Representing Ethiopia

All-Africa Games

= Mamitu Daska =

Ethiopian long-distance runner

Mamitu Daska Molisa (born 16 October 1983), also known as Mamitu Deska, is an Ethiopian long-distance runner who specialises in road running events, including the marathon. She is a two-time team silver medallist at the IAAF World Cross Country Championships. She has won the Dubai Marathon and Houston Marathon and has a personal best of 2:21:59 hours for the distance.

==Career==
Mamitu Daska was born in Liteshoa in Ethiopia's Oromia Region. She gained representation with Elite Sports Management International in 2006 and began competing in road races in Spain that year. She won her first races the following year, taking the Route du Vin Half Marathon title and the Sedan-Charleville 24.3 km race in France. Among her other outings that year, she was runner-up at the 20 kilomètres de Maroilles, third at the Parkersburg Half Marathon and fourth places at the 20 Kilomètres de Paris and Falmouth Road Race.

Running for Oromia Police, she was sixth at the Jan Meda Cross Country in February 2008 – a finish which gained her selection for the 2009 IAAF World Cross Country Championships. She finished twelfth at the world event held in Amman and she was part of the silver medal-winning Ethiopian women's team. She travelled to the United States in May and won the Bolder Boulder 10K and was second at the Freihofer's Run for Women. That August she won the 7-mile Falmouth race and set a personal best at the New York City Half Marathon, coming in second place behind Paula Radcliffe in a time of 1:11:04 hours. Mamitu made her debut over the marathon distance in September and performed well, recording a time of 2:26:38 hours to take third place at the high-profile Berlin Marathon. More improvements came at the Delhi Half Marathon, where she finished the race in 68:07 minutes for fourth place. She ended the year with a win at the Obudu Ranch International Mountain Race in Nigeria.

Mamitu began 2010 with a career best run of 2:24:19 hours to take a marathon victory on her second outing over the distance – her win at the Dubai Marathon earned her $250,000 in prize money. Her road success translated to cross country as she came second at the Ethiopian championship behind Meselech Melkamu. At the 2010 IAAF World Cross Country Championships in Poland in March she improved upon her performance from the previous year, coming eighth and again taking the team silver with Ethiopia. She turned to the American road circuit later that year and won the Bolder Boulder, was the runner-up at the Lilac Bloomsday Run, and had podium finishes at the Bay to Breakers and Freihofer's 5K. She was invited as one of the elite women's runners at the 2010 Chicago Marathon and was sixth in a time of 2:28:29 hours. As in 2010, she closed her year at the Obudu Race and was second on this occasion.

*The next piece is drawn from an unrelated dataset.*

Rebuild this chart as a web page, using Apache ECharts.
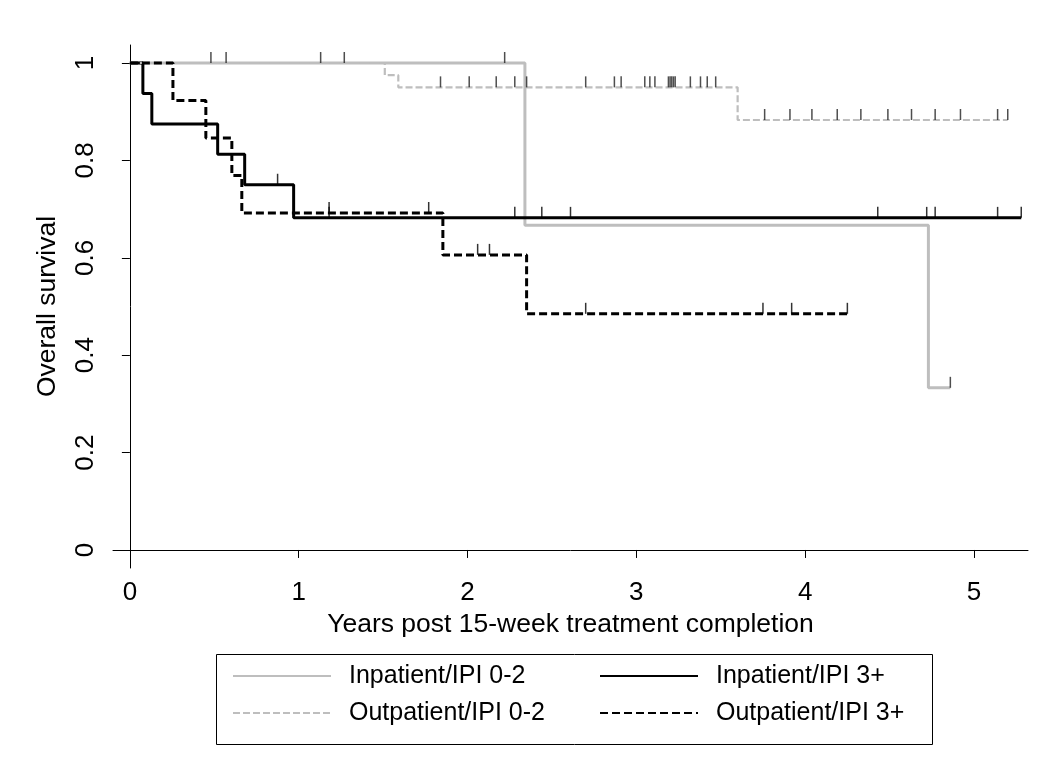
<!DOCTYPE html>
<html>
<head>
<meta charset="utf-8">
<script src="https://cdn.jsdelivr.net/npm/echarts@6/dist/echarts.min.js"></script>
<style>
  html, body { margin: 0; padding: 0; background: #fff; }
  #main { width: 1056px; height: 773px; }
</style>
</head>
<body>
<div id="main"></div>
<script>
// Kaplan-Meier steps: event times (years) and survival after each
var inpatLowTimes = [0, 2.34, 4.73, 4.86];
var inpatLowSurv = [1, 0.667, 0.333, 0.333];
var inpatLowCensor = [0.48, 0.57, 1.13, 1.27, 2.22, 4.86];

var inpatHighTimes = [0, 0.077, 0.13, 0.52, 0.68, 0.97, 5.28];
var inpatHighSurv = [1, 0.9375, 0.875, 0.8125, 0.75, 0.682, 0.682];
var inpatHighCensor = [0.875, 1.18, 2.28, 2.44, 2.61, 4.43, 4.72, 4.77, 5.14, 5.28];

var outpatLowTimes = [0, 1.51, 1.59, 3.60, 5.20];
var outpatLowSurv = [1, 0.975, 0.95, 0.883, 0.883];
var outpatLowCensor = [1.84, 2.01, 2.17, 2.28, 2.35, 2.70, 2.87, 2.91, 3.05, 3.08, 3.11,
    3.19, 3.20, 3.21, 3.22, 3.23, 3.32, 3.38, 3.42, 3.47,
    3.76, 3.91, 4.04, 4.19, 4.33, 4.49, 4.63, 4.77, 4.92, 5.14, 5.20];

var outpatHighTimes = [0, 0.255, 0.45, 0.604, 0.663, 1.854, 2.35, 4.25];
var outpatHighSurv = [1, 0.923, 0.846, 0.769, 0.692, 0.606, 0.485, 0.485];
var outpatHighCensor = [1.18, 1.77, 2.06, 2.13, 2.70, 3.75, 3.92, 4.25];

var xTicks = [0, 1, 2, 3, 4, 5];
var yTicks = [0, 0.2, 0.4, 0.6, 0.8, 1];
var seriesNames = ['Inpatient/IPI 0-2', 'Inpatient/IPI 3+', 'Outpatient/IPI 0-2', 'Outpatient/IPI 3+'];

var FONT = 'Liberation Sans, Arial, sans-serif';
var GRAY = '#bebebe';

function stepData(times, surv) {
    var out = [];
    for (var i = 0; i < times.length; i++) out.push([times[i], surv[i]]);
    return out;
}

// survival value of a curve at time t (for placing censor marks on the line)
function survAt(times, surv, t) {
    var s = surv[0];
    for (var i = 0; i < times.length; i++) {
        if (times[i] <= t) s = surv[i];
    }
    return s;
}

function censorData(times, surv, censor) {
    return censor.map(function(t) { return [t, survAt(times, surv, t)]; });
}

function kmLine(name, times, surv, color, width, type) {
    return {
        name: name,
        type: 'line',
        step: 'end',
        symbol: 'none',
        data: stepData(times, surv),
        lineStyle: { color: color, width: width, type: type },
        itemStyle: { color: color },
        z: 3
    };
}

function censorMarks(times, surv, censor, color) {
    return {
        name: 'censor',
        type: 'scatter',
        symbol: 'rect',
        symbolSize: [1.5, 11],
        symbolOffset: [0, -5.5],
        data: censorData(times, surv, censor),
        itemStyle: { color: color },
        silent: true,
        z: 4
    };
}

var chart = echarts.init(document.getElementById('main'));

var option = {
    animation: false,
    backgroundColor: '#fff',
    grid: { left: 113, right: 28, top: 45, bottom: 205 },
    xAxis: {
        type: 'value',
        min: -0.1,
        max: 5.32,
        axisLine: { show: true, lineStyle: { color: '#000', width: 1 } },
        axisTick: { show: true, length: 8, customValues: xTicks, lineStyle: { color: '#000' } },
        axisLabel: { customValues: xTicks, fontSize: 26, fontFamily: FONT, color: '#000', margin: 12 },
        splitLine: { show: false },
        name: 'Years post 15-week treatment completion',
        nameLocation: 'middle',
        nameGap: 42,
        nameTextStyle: { fontSize: 26.5, fontFamily: FONT, color: '#000' }
    },
    yAxis: {
        type: 'value',
        min: -0.037,
        max: 1.037,
        axisLine: { show: true, lineStyle: { color: '#000', width: 1 } },
        axisTick: { show: true, length: 8, customValues: yTicks, lineStyle: { color: '#000' } },
        axisLabel: {
            customValues: yTicks, rotate: 90, fontSize: 26, fontFamily: FONT, color: '#000', margin: 14,
            formatter: function(v) { return String(+v.toFixed(1)); }
        },
        splitLine: { show: false },
        name: 'Overall survival',
        nameLocation: 'middle',
        nameGap: 52,
        nameTextStyle: { fontSize: 26.5, fontFamily: FONT, color: '#000' }
    },
    legend: {
        data: seriesNames,
        left: 232,
        top: 661,
        width: 730,
        padding: 0,
        itemWidth: 98,
        itemHeight: 24,
        itemGap: 7,
        itemStyle: { opacity: 0 },
        textStyle: { fontSize: 25, fontFamily: FONT, color: '#000', width: 243, lineHeight: 30, padding: [0, 0, 0, 13] }
    },
    graphic: [{
        type: 'rect',
        left: 214,
        top: 652,
        shape: { width: 716, height: 90 },
        style: { fill: 'none', stroke: '#000', lineWidth: 1 },
        silent: true
    }],
    series: [
        kmLine(seriesNames[0], inpatLowTimes, inpatLowSurv, GRAY, 3, 'solid'),
        censorMarks(inpatLowTimes, inpatLowSurv, inpatLowCensor, '#222'),
        kmLine(seriesNames[1], inpatHighTimes, inpatHighSurv, '#000', 3, 'solid'),
        censorMarks(inpatHighTimes, inpatHighSurv, inpatHighCensor, '#000'),
        kmLine(seriesNames[2], outpatLowTimes, outpatLowSurv, GRAY, 2.2, [7, 3]),
        censorMarks(outpatLowTimes, outpatLowSurv, outpatLowCensor, '#222'),
        kmLine(seriesNames[3], outpatHighTimes, outpatHighSurv, '#000', 3, [8, 4]),
        censorMarks(outpatHighTimes, outpatHighSurv, outpatHighCensor, '#000')
    ]
};

chart.setOption(option);
</script>
</body>
</html>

She posted a time of 2:26:33 hours to win the Houston Marathon in January 2011, completing an Ethiopian sweep of the top two with Ashu Kasim. She was runner-up at both the Bolder Boulder and the Bay to Breakers races, later going on to win for the first time at the Freihofer's Run for Women. Her biggest achievement that year came at the Frankfurt Marathon, where she bettered the course record by nearly 90 seconds with her time of 2:21:59 hours. She came ninth at the 2012 Dubai Marathon, although her finishing time of 2:24:24 was among her fastest performances. She defended her title at the Freihofers' Run for Women, finishing some distance ahead of runner-up Ashu Kasim. This marked the start of a dominant run on the American road circuit, where she won the Bolder Boulder, Lilac Bloomsday Run, Bay to Breakers, Peachtree Road Race and Boilermaker Road Race all in one season. She returned to defend her Frankfurt Marathon title, but was beaten into third, while her compatriot Meselech Melkamu took the win.

She returned to Houston in 2013 for the half marathon section of the race and won in a time of 69:53 minutes. She was only 12th at the 2013 Boston Marathon, but took victories at the New York Mini 10K and BAA 10K (setting a best of 31:44 minutes). Her best marathon race that year was at the Frankfurt Marathon, where she was fourth in 2:23:23 hours.

She was a podium finisher coming in third place at the TCS New York City Marathon on November 5, 2017 with a time of 2:28:08.

In May 2018, Daska won the Bolder Boulder for a record sixth time.